Last nightI saw a commercial for World Trade Center. The film opens today and it was about the 25th time I had seen the film advertised over the past week or so. One who also saw the advertisement remarked snidely, "Wow, I can't wait to see that!" When I mentioned that I would probably see it at some point, the response was, "Don't worry, we won't judge you." I smile now thinking about that. Don't worry, I won't judge you either for not seeing it. But I'd imagine I am in a drastic minority in my group of friends that is actually wanting to see this movie.
I have not seen any advance screenings. More or less, all I know is what I have read about the movie. It is said that it is a story about the how the events of 9/11 unified a large portion of our country's population. And they focus on two main persons stories to get across this point. When I look back on that day, after the initial shock, and before the "Oh shit, we are gonna enter an wnwinable war" feeling I was stuck watching CNN and whatever else like millions of other Americans. I couldn't do anything much else. I gave blood at a blood drive at my place of employment to feel like I was doing something for the victims. I knew people who while very much against where national policy has gone since then were feeling helpless when they realized they were not able to be in New York and help in recovery efforts. Thing is, initially and for a brief moment, the American reaction, by and large did transcend politics. Granted, it was only very brief. Our president made damn sure of that.

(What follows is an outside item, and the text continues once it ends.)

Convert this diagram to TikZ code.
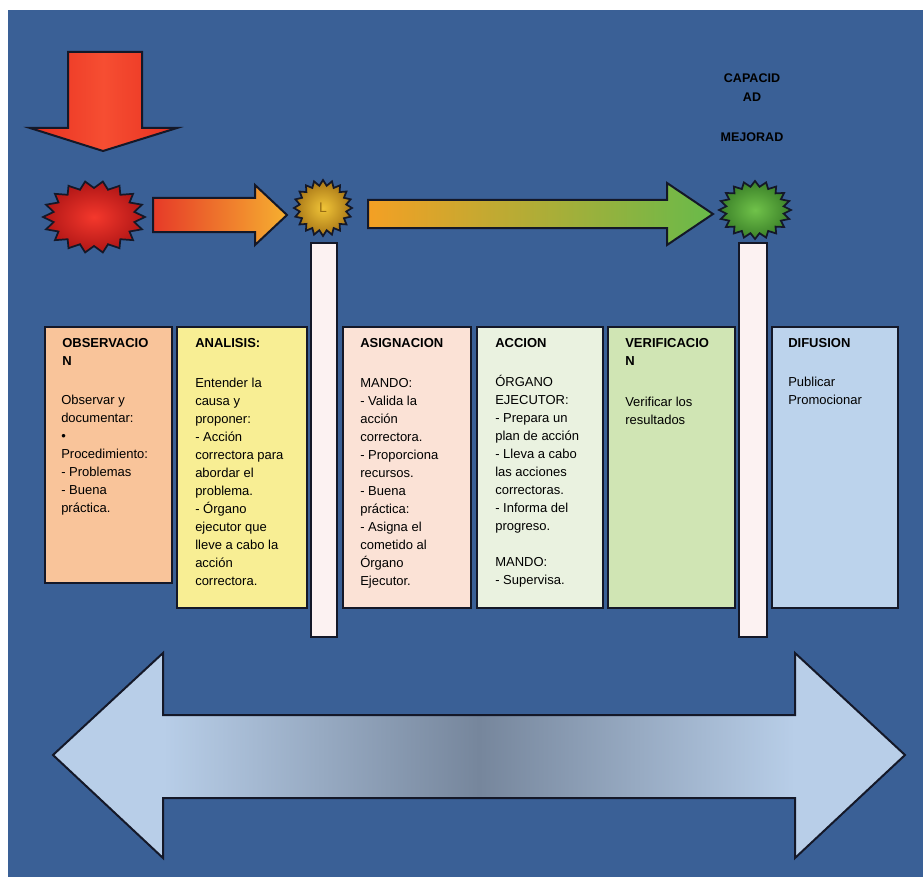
\documentclass[tikz,border=0pt]{standalone}
\usepackage{fontspec}
\setmainfont{Liberation Sans}
\definecolor{bgblue}{RGB}{58,96,150}
\definecolor{redA}{RGB}{232,48,32}
\definecolor{redB}{RGB}{246,78,50}
\definecolor{starRin}{RGB}{244,56,44}
\definecolor{starRout}{RGB}{176,22,22}
\definecolor{starGin}{RGB}{240,196,56}
\definecolor{starGout}{RGB}{168,118,22}
\definecolor{starVin}{RGB}{112,194,74}
\definecolor{starVout}{RGB}{58,128,40}
\definecolor{arrA}{RGB}{230,58,40}
\definecolor{arrB}{RGB}{246,176,48}
\definecolor{arrC}{RGB}{244,160,36}
\definecolor{arrD}{RGB}{226,212,56}
\definecolor{arrE}{RGB}{104,186,74}
\definecolor{colA}{RGB}{249,196,154}
\definecolor{colB}{RGB}{248,238,148}
\definecolor{colC}{RGB}{251,226,214}
\definecolor{colD}{RGB}{234,242,224}
\definecolor{colE}{RGB}{208,229,180}
\definecolor{colF}{RGB}{188,211,236}
\definecolor{barwhite}{RGB}{252,242,242}
\definecolor{lightblue}{RGB}{184,206,232}
\definecolor{midgray}{RGB}{118,134,156}
\definecolor{lettergold}{RGB}{150,108,20}
\definecolor{edge}{RGB}{20,24,40}
\newcommand\mycoltext[1]{\begin{tabular}[t]{@{}l@{}}#1\end{tabular}}
\tikzset{
  outline/.style={draw=edge, line width=1.5},
  colbox/.style={draw=edge, line width=1.8},
  hdr/.style={anchor=base west, inner sep=0, font=\fontsize{9.75}{13.5}\selectfont\bfseries},
  bodytxt/.style={anchor=base west, inner sep=0, font=\fontsize{9.75}{13.5}\selectfont},
  toptxt/.style={inner sep=0, font=\fontsize{9.4}{12}\selectfont\bfseries}
}
\begin{document}
\begin{tikzpicture}[x=0.75pt,y=-0.75pt]
\useasboundingbox (0,0) rectangle (923,877);
\fill[bgblue] (8,10) rectangle (923,877);

% red down arrow
\shadedraw[outline, left color=redA, right color=redA, middle color=redB]
  (68,52) -- (142,52) -- (142,128) -- (177,128) -- (103,151) -- (30,128) -- (68,128) -- cycle;

% stars
\shadedraw[outline, line width=1.3, inner color=starRin, outer color=starRout]
  plot[samples at={0,...,35}, variable=\k]
  ({94+ifthenelse(mod(\k,2)==0,51,41)*cos(\k*10)}, {217+ifthenelse(mod(\k,2)==0,36,29)*sin(\k*10)}) -- cycle;
\coordinate (s1) at (94,217);

\shadedraw[outline, line width=1.3, inner color=starGin, outer color=starGout]
  plot[samples at={0,...,39}, variable=\k]
  ({323+ifthenelse(mod(\k,2)==0,29,23.5)*cos(\k*9)}, {208+ifthenelse(mod(\k,2)==0,28,22.5)*sin(\k*9)}) -- cycle;
\node[text=lettergold, inner sep=0, font=\fontsize{10.5}{12}\selectfont] (s2) at (323,208) {L};

\shadedraw[outline, line width=1.3, inner color=starVin, outer color=starVout]
  plot[samples at={0,...,39}, variable=\k]
  ({755+ifthenelse(mod(\k,2)==0,36,29)*cos(\k*9)}, {210+ifthenelse(mod(\k,2)==0,29,23.5)*sin(\k*9)}) -- cycle;
\coordinate (s3) at (755,210);

% horizontal arrows
\shadedraw[outline, left color=arrA, right color=arrB]
  (153,198) -- (255,198) -- (255,185) -- (287,215) -- (255,245) -- (255,232) -- (153,232) -- cycle;
\shadedraw[outline, left color=arrC, middle color=arrD, right color=arrE]
  (368,200) -- (667,200) -- (667,183) -- (713,214) -- (667,245) -- (667,228) -- (368,228) -- cycle;

% white bars
\draw[outline, fill=barwhite] (311,243) rectangle (337,637);
\draw[outline, fill=barwhite] (739,243) rectangle (767,637);

% columns
\draw[colbox, fill=colA] (45,327) rectangle (172,583);
\draw[colbox, fill=colB] (177,327) rectangle (307,608);
\draw[colbox, fill=colC] (343,327) rectangle (471,608);
\draw[colbox, fill=colD] (477,327) rectangle (603,608);
\draw[colbox, fill=colE] (608,327) rectangle (735,608);
\draw[colbox, fill=colF] (772,327) rectangle (898,608);

\node[hdr] (h1) at (62,347.5) {\mycoltext{OBSERVACIO\\N}};
\node[bodytxt] (b1) at (61,404) {\mycoltext{Observar y\\documentar:\\•\\Procedimiento:\\- Problemas\\- Buena\\práctica.}};

\node[hdr] (h2) at (195,347.5) {ANALISIS:};
\node[bodytxt] (b2) at (195,387) {\mycoltext{Entender la\\causa y\\proponer:\\- Acción\\correctora para\\abordar el\\problema.\\- Órgano\\ejecutor que\\lleve a cabo la\\acción\\correctora.}};

\node[hdr] (h3) at (360,347.5) {ASIGNACION};
\node[bodytxt] (b3) at (360,387) {\mycoltext{MANDO:\\- Valida la\\acción\\correctora.\\- Proporciona\\recursos.\\- Buena\\práctica:\\- Asigna el\\cometido al\\Órgano\\Ejecutor.}};

\node[hdr] (h4) at (495,347.5) {ACCION};
\node[bodytxt] (b4) at (495,386) {\mycoltext{ÓRGANO\\EJECUTOR:\\- Prepara un\\plan de acción\\- Lleva a cabo\\las acciones\\correctoras.\\- Informa del\\progreso.\\[13.5pt]MANDO:\\- Supervisa.}};

\node[hdr] (h5) at (625,347.5) {\mycoltext{VERIFICACIO\\N}};
\node[bodytxt] (b5) at (625,406) {\mycoltext{Verificar los\\resultados}};

\node[hdr] (h6) at (788,347.5) {DIFUSION};
\node[bodytxt] (b6) at (788,386) {\mycoltext{Publicar\\Promocionar}};

% top right text
\node[toptxt] (t1) at (752,78) {CAPACID};
\node[toptxt] (t2) at (752,97) {AD};
\node[toptxt] (t3) at (752,137) {MEJORAD};

% bottom double arrow
\fill[lightblue] (53,755) -- (163,653) -- (163,715) -- (795,715) -- (795,653) -- (905,755) -- (795,858) -- (795,798) -- (163,798) -- (163,858) -- cycle;
\shade[left color=lightblue, right color=lightblue, middle color=midgray] (163,715) rectangle (795,798);
\draw[outline] (53,755) -- (163,653) -- (163,715) -- (795,715) -- (795,653) -- (905,755) -- (795,858) -- (795,798) -- (163,798) -- (163,858) -- cycle;
\end{tikzpicture}
\end{document}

The events of 9/11 were both significant unifying events, and horrible awful tragedy. Fair enough. This movie apparently decides to focus entirely on the unification part of the story, by way of showing persons responses to tragedy. Which, I think is fair game.
I also think that persons initial responses to this film, especially without seeing it, show more about the person than the actual worth of the film as a piece of art. And I mean that more on a political scale than do as actual eternal worth of the person, I should clarify that at least.
Is it exploitative? Without seeing it yet, I can still say absolutely. Any film that uses a historical event as a selling point is exploitative in a sense. I mean, Schindlers List turned the Holocaust into a story of a triumph of the human spirit, and it was hailed like crazy, for whatever that is worth. Life is Beautiful turned it into a damn puppet show and was also universally acclaimed, at least at first. So, yeah, this film is definitely exploitative. Does that mean it shouldn't have been made? I don't think so. It's a few persos response to events 5 years down the line. It's not the artistic statement to end all artistic statements on 9/11. It's far from that. We are only 5 years out.
I really want to see it. It could be the biggest turd of a movie ever. I don't think I have enjoyed an Oliver Stone movie in the past 15 years outside Any Given Sunday. But, I don't think it is neccessarily too soon for this film. It's an instant response age already. In a day and age where we can watch a whole damn war on the internet, and some do, this, at least to me, seems far less concerning.